EXERCISE DESCRIPTION
Leave out the pictures, then reproduce the rest of the material exactly.

# # # # # # #

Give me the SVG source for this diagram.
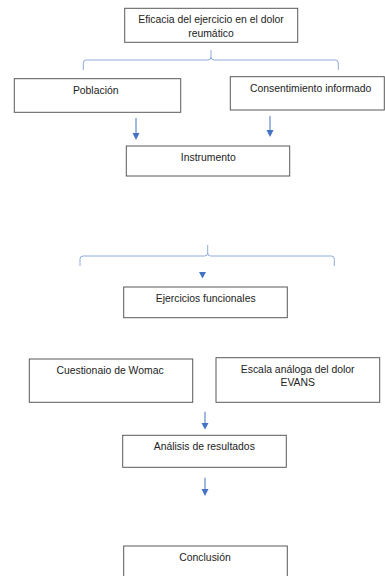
<svg xmlns="http://www.w3.org/2000/svg" width="385" height="576" viewBox="0 0 385 576">
<defs>
<style>
.box{fill:#fff;stroke:#595959;stroke-width:1}
.t{font-family:"Liberation Sans",Arial,sans-serif;font-size:10.4px;fill:#222;text-anchor:middle}
.brace{fill:none;stroke:#8eaadb;stroke-width:1}
.ln{stroke:#4472c4;stroke-width:1;fill:none}
.ah{fill:#4472c4}
</style>
</defs>
<rect width="385" height="576" fill="#fff"/>
<g id="connectors">
<path class="brace" d="M83.3,70 V63 Q83.3,60 86.3,60 H208 Q211,60 211,57 V50 M211,57 Q211,60 214,60 H335.3 Q338.3,60 338.3,63 V70"/>
<path class="ln" d="M136,118 V134"/>
<path class="ah" d="M132.5,133 L139.5,133 L136,140 Z"/>
<path class="ln" d="M270,116 V131"/>
<path class="ah" d="M266.5,130 L273.5,130 L270,137 Z"/>
<path class="brace" d="M80,266 V259 Q80,256 83,256 H204.7 Q207.7,256 207.7,253 V245 M207.7,253 Q207.7,256 210.7,256 H331.3 Q334.3,256 334.3,259 V266"/>
<path class="ah" d="M199,272 L206,272 L202.5,278.5 Z"/>
<path class="ln" d="M205,411.7 V424"/>
<path class="ah" d="M201.5,423 L208.5,423 L205,429.5 Z"/>
<path class="ln" d="M205,477.7 V490"/>
<path class="ah" d="M201.5,489 L208.5,489 L205,496 Z"/>
</g>
<g id="n-eficacia"><rect class="box" x="124.7" y="8.3" width="173" height="34"/><text class="t" x="211" y="23">Eficacia del ejercicio en el dolor</text><text class="t" x="211" y="36.5">reumático</text></g>
<g id="n-poblacion"><rect class="box" x="14.3" y="78.7" width="166.4" height="33.6"/><text class="t" x="95.7" y="93.5">Población</text></g>
<g id="n-consentimiento"><rect class="box" x="230.3" y="76.7" width="154" height="33.3"/><text class="t" x="310.7" y="92">Consentimiento informado</text></g>
<g id="n-instrumento"><rect class="box" x="126.3" y="146" width="163.4" height="30"/><text class="t" x="208.3" y="161">Instrumento</text></g>
<g id="n-ejercicios"><rect class="box" x="123.7" y="287" width="163.6" height="30.7"/><text class="t" x="205.7" y="302.3">Ejercicios funcionales</text></g>
<g id="n-womac"><rect class="box" x="29.3" y="359" width="163.4" height="43.3"/><text class="t" x="110" y="373.5">Cuestionaio de Womac</text></g>
<g id="n-evans"><rect class="box" x="216" y="357.7" width="163.7" height="44.6"/><text class="t" x="297.7" y="372.5">Escala análoga del dolor</text><text class="t" x="297.7" y="386">EVANS</text></g>
<g id="n-analisis"><rect class="box" x="122.7" y="435.3" width="163.6" height="32"/><text class="t" x="204.3" y="450.3">Análisis de resultados</text></g>
<g id="n-conclusion"><rect class="box" x="123.7" y="546" width="163.6" height="34"/><text class="t" x="205" y="561.3">Conclusión</text></g>
</svg>
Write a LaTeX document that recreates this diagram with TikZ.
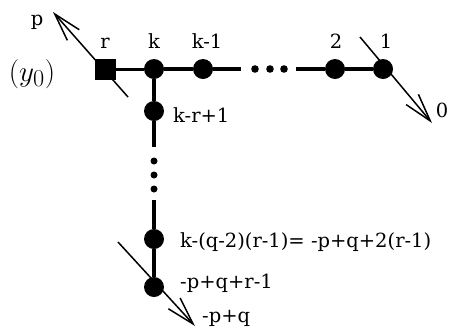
\documentclass[tikz,border=0pt]{standalone}
\usepackage{amsmath}
\usepackage{fontspec}
\setmainfont{DejaVu Serif}
\usetikzlibrary{arrows.meta}

\begin{document}
\begin{tikzpicture}[x=1pt, y=-1pt, >={Straight Barb[length=28pt,width=16pt]},
    site/.style={circle, fill, inner sep=0pt, minimum size=20pt},
    box/.style={rectangle, fill, inner sep=0pt, minimum size=21pt},
    bond/.style={line width=4.5pt},
    leg/.style={->, line width=1.5pt},
    lbl/.style={inner sep=0pt, font=\fontsize{19.5}{22}\selectfont}]

\useasboundingbox (0,0) rectangle (454,333);

% Parameters (pixel rows of the two chains)
\def\yh{69}   % horizontal chain
\def\xv{154}  % vertical chain

% Sites of the horizontal chain
\node[box]  (r)   at (105,\yh) {};
\node[site] (k)   at (\xv,\yh) {};
\node[site] (km1) at (203,\yh) {};
\node[site] (two) at (335,\yh) {};
\node[site] (one) at (383,\yh) {};

% Sites of the vertical chain
\node[site] (krp1) at (\xv,111) {};
\node[site] (kq)   at (\xv,239) {};
\node[site] (pqr)  at (\xv,287) {};

% Ends of the dotted gaps
\coordinate (h1) at (241,\yh);
\coordinate (h2) at (296,\yh);
\coordinate (v1) at (\xv,147);
\coordinate (v2) at (\xv,200);

% Bonds
\draw[line width=3pt] (r) -- (k);
\draw[bond] (k) -- (km1) -- (h1);
\draw[bond] (h2) -- (two) -- (one);
\draw[bond] (k) -- (krp1) -- (v1);
\draw[bond] (v2) -- (kq) -- (pqr);

% Dots
\foreach \x in {255,270,284}
{
    \fill (\x,\yh) circle (3.8);
}
\foreach \y in {161,175,189}
{
    \fill (\xv,\y) circle (3.5);
}

% External legs
\coordinate (pa) at (128,97);
\coordinate (pb) at (53,12);
\coordinate (oa) at (360,37);
\coordinate (ob) at (432,123);
\coordinate (qa) at (118,242);
\coordinate (qb) at (195,326);
\draw[leg] (pa) -- (pb);
\draw[leg] (oa) -- (ob);
\draw[leg] (qa) -- (qb);

% Labels
\node[lbl, anchor=base] (lp)   at (37,25)   {p};
\node[lbl, anchor=base] (lr)   at (105,48)  {r};
\node[lbl, anchor=base] (lk)   at (\xv,48)  {k};
\node[lbl, anchor=base] (lkm1) at (207,48)  {k-1};
\node[lbl, anchor=base] (ltwo) at (336,48)  {2};
\node[lbl, anchor=base] (lone) at (386,48)  {1};
\node[lbl, anchor=base] (lzero) at (442,117) {0};
\node[lbl, anchor=base west] (lkrp1) at (173,122) {k-r+1};
\node[lbl, anchor=base west] (lkq)   at (180,247) {k-(q-2)(r-1)= -p+q+2(r-1)};
\node[lbl, anchor=base west] (lpqr)  at (180,288) {-p+q+r-1};
\node[lbl, anchor=base west] (lpq)   at (202,322) {-p+q};
\node[inner sep=0pt, scale=1.17, font=\fontsize{24.88}{28}\selectfont] (ly) at (32,74) {$(y_0)$};

\end{tikzpicture}
\end{document}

# # # # # # #

WRITTEN RESPONSE
Give me the SVG source for this diagram.
<svg xmlns="http://www.w3.org/2000/svg" width="385" height="576" viewBox="0 0 385 576">
<defs>
<style>
.box{fill:#fff;stroke:#595959;stroke-width:1}
.t{font-family:"Liberation Sans",Arial,sans-serif;font-size:10.4px;fill:#222;text-anchor:middle}
.brace{fill:none;stroke:#8eaadb;stroke-width:1}
.ln{stroke:#4472c4;stroke-width:1;fill:none}
.ah{fill:#4472c4}
</style>
</defs>
<rect width="385" height="576" fill="#fff"/>
<g id="connectors">
<path class="brace" d="M83.3,70 V63 Q83.3,60 86.3,60 H208 Q211,60 211,57 V50 M211,57 Q211,60 214,60 H335.3 Q338.3,60 338.3,63 V70"/>
<path class="ln" d="M136,118 V134"/>
<path class="ah" d="M132.5,133 L139.5,133 L136,140 Z"/>
<path class="ln" d="M270,116 V131"/>
<path class="ah" d="M266.5,130 L273.5,130 L270,137 Z"/>
<path class="brace" d="M80,266 V259 Q80,256 83,256 H204.7 Q207.7,256 207.7,253 V245 M207.7,253 Q207.7,256 210.7,256 H331.3 Q334.3,256 334.3,259 V266"/>
<path class="ah" d="M199,272 L206,272 L202.5,278.5 Z"/>
<path class="ln" d="M205,411.7 V424"/>
<path class="ah" d="M201.5,423 L208.5,423 L205,429.5 Z"/>
<path class="ln" d="M205,477.7 V490"/>
<path class="ah" d="M201.5,489 L208.5,489 L205,496 Z"/>
</g>
<g id="n-eficacia"><rect class="box" x="124.7" y="8.3" width="173" height="34"/><text class="t" x="211" y="23">Eficacia del ejercicio en el dolor</text><text class="t" x="211" y="36.5">reumático</text></g>
<g id="n-poblacion"><rect class="box" x="14.3" y="78.7" width="166.4" height="33.6"/><text class="t" x="95.7" y="93.5">Población</text></g>
<g id="n-consentimiento"><rect class="box" x="230.3" y="76.7" width="154" height="33.3"/><text class="t" x="310.7" y="92">Consentimiento informado</text></g>
<g id="n-instrumento"><rect class="box" x="126.3" y="146" width="163.4" height="30"/><text class="t" x="208.3" y="161">Instrumento</text></g>
<g id="n-ejercicios"><rect class="box" x="123.7" y="287" width="163.6" height="30.7"/><text class="t" x="205.7" y="302.3">Ejercicios funcionales</text></g>
<g id="n-womac"><rect class="box" x="29.3" y="359" width="163.4" height="43.3"/><text class="t" x="110" y="373.5">Cuestionaio de Womac</text></g>
<g id="n-evans"><rect class="box" x="216" y="357.7" width="163.7" height="44.6"/><text class="t" x="297.7" y="372.5">Escala análoga del dolor</text><text class="t" x="297.7" y="386">EVANS</text></g>
<g id="n-analisis"><rect class="box" x="122.7" y="435.3" width="163.6" height="32"/><text class="t" x="204.3" y="450.3">Análisis de resultados</text></g>
<g id="n-conclusion"><rect class="box" x="123.7" y="546" width="163.6" height="34"/><text class="t" x="205" y="561.3">Conclusión</text></g>
</svg>
Write a LaTeX document that recreates this diagram with TikZ.
\documentclass[tikz,border=0pt]{standalone}
\usepackage{amsmath}
\usepackage{fontspec}
\setmainfont{DejaVu Serif}
\usetikzlibrary{arrows.meta}

\begin{document}
\begin{tikzpicture}[x=1pt, y=-1pt, >={Straight Barb[length=28pt,width=16pt]},
    site/.style={circle, fill, inner sep=0pt, minimum size=20pt},
    box/.style={rectangle, fill, inner sep=0pt, minimum size=21pt},
    bond/.style={line width=4.5pt},
    leg/.style={->, line width=1.5pt},
    lbl/.style={inner sep=0pt, font=\fontsize{19.5}{22}\selectfont}]

\useasboundingbox (0,0) rectangle (454,333);

% Parameters (pixel rows of the two chains)
\def\yh{69}   % horizontal chain
\def\xv{154}  % vertical chain

% Sites of the horizontal chain
\node[box]  (r)   at (105,\yh) {};
\node[site] (k)   at (\xv,\yh) {};
\node[site] (km1) at (203,\yh) {};
\node[site] (two) at (335,\yh) {};
\node[site] (one) at (383,\yh) {};

% Sites of the vertical chain
\node[site] (krp1) at (\xv,111) {};
\node[site] (kq)   at (\xv,239) {};
\node[site] (pqr)  at (\xv,287) {};

% Ends of the dotted gaps
\coordinate (h1) at (241,\yh);
\coordinate (h2) at (296,\yh);
\coordinate (v1) at (\xv,147);
\coordinate (v2) at (\xv,200);

% Bonds
\draw[line width=3pt] (r) -- (k);
\draw[bond] (k) -- (km1) -- (h1);
\draw[bond] (h2) -- (two) -- (one);
\draw[bond] (k) -- (krp1) -- (v1);
\draw[bond] (v2) -- (kq) -- (pqr);

% Dots
\foreach \x in {255,270,284}
{
    \fill (\x,\yh) circle (3.8);
}
\foreach \y in {161,175,189}
{
    \fill (\xv,\y) circle (3.5);
}

% External legs
\coordinate (pa) at (128,97);
\coordinate (pb) at (53,12);
\coordinate (oa) at (360,37);
\coordinate (ob) at (432,123);
\coordinate (qa) at (118,242);
\coordinate (qb) at (195,326);
\draw[leg] (pa) -- (pb);
\draw[leg] (oa) -- (ob);
\draw[leg] (qa) -- (qb);

% Labels
\node[lbl, anchor=base] (lp)   at (37,25)   {p};
\node[lbl, anchor=base] (lr)   at (105,48)  {r};
\node[lbl, anchor=base] (lk)   at (\xv,48)  {k};
\node[lbl, anchor=base] (lkm1) at (207,48)  {k-1};
\node[lbl, anchor=base] (ltwo) at (336,48)  {2};
\node[lbl, anchor=base] (lone) at (386,48)  {1};
\node[lbl, anchor=base] (lzero) at (442,117) {0};
\node[lbl, anchor=base west] (lkrp1) at (173,122) {k-r+1};
\node[lbl, anchor=base west] (lkq)   at (180,247) {k-(q-2)(r-1)= -p+q+2(r-1)};
\node[lbl, anchor=base west] (lpqr)  at (180,288) {-p+q+r-1};
\node[lbl, anchor=base west] (lpq)   at (202,322) {-p+q};
\node[inner sep=0pt, scale=1.17, font=\fontsize{24.88}{28}\selectfont] (ly) at (32,74) {$(y_0)$};

\end{tikzpicture}
\end{document}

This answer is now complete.